(Written exercise) Look through the material below for "chart". Copy every line that contains it.

(Material)
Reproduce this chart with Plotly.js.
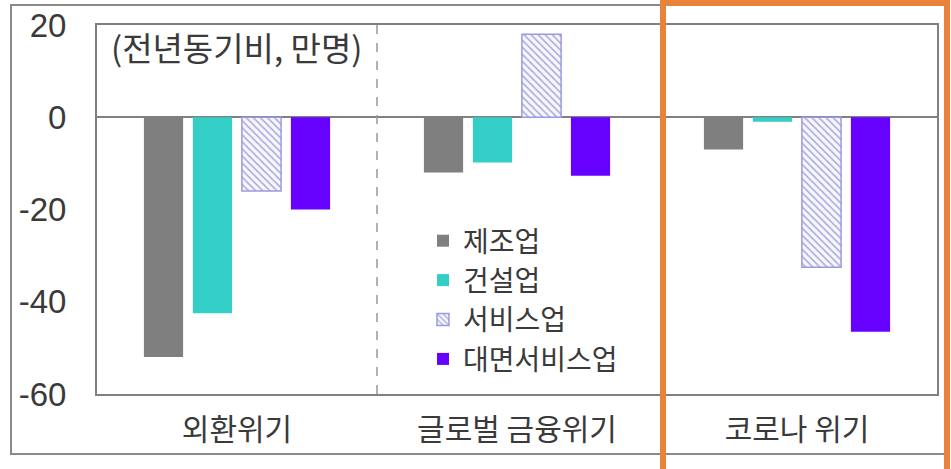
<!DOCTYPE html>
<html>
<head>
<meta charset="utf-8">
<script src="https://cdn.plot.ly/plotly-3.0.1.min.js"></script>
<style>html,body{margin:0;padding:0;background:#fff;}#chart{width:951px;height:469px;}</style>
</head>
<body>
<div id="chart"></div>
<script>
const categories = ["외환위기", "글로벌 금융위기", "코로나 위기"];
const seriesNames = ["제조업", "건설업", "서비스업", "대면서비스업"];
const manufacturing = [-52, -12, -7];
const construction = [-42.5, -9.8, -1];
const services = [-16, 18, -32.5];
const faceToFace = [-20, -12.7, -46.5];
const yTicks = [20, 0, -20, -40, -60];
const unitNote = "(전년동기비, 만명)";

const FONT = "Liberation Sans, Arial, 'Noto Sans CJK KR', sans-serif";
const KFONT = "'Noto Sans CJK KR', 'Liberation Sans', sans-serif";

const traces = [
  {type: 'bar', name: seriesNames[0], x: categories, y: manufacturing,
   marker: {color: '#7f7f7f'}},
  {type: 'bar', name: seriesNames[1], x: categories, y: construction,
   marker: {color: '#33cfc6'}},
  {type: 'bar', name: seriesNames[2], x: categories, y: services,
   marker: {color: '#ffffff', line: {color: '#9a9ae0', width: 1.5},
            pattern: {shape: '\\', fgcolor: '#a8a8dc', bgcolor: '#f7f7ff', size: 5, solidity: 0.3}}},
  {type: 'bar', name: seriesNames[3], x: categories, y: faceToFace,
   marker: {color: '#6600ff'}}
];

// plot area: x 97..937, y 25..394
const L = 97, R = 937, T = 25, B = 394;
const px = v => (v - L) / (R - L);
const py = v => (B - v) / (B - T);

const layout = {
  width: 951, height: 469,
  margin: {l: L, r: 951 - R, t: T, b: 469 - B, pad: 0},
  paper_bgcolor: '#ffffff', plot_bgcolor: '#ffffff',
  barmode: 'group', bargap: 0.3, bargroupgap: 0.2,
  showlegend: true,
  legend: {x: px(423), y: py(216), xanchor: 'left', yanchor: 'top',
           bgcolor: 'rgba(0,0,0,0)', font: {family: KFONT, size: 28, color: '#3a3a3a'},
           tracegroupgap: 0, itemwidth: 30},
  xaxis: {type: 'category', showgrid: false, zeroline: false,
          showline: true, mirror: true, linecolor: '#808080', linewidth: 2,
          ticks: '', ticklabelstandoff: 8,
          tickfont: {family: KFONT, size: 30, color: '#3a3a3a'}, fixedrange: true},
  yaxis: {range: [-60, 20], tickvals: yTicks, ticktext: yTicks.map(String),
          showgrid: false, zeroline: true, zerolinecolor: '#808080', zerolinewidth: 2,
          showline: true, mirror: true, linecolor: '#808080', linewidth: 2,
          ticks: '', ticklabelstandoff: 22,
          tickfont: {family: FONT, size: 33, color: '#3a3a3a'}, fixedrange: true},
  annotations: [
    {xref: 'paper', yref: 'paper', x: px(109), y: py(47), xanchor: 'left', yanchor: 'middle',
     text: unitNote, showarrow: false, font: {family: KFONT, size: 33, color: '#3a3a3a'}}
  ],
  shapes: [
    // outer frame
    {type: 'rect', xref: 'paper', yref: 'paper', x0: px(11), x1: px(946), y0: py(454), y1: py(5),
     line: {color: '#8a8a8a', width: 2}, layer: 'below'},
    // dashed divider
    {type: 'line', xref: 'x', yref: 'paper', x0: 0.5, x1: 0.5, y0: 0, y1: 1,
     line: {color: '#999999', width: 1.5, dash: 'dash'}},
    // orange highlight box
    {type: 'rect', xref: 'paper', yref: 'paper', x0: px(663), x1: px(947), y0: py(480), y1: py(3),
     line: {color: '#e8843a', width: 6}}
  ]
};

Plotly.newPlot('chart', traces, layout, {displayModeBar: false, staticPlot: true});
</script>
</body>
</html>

(Task solution)
Reproduce this chart with Plotly.js.
<style>html,body{margin:0;padding:0;background:#fff;}#chart{width:951px;height:469px;}</style>
<div id="chart"></div>
Plotly.newPlot('chart', traces, layout, {displayModeBar: false, staticPlot: true});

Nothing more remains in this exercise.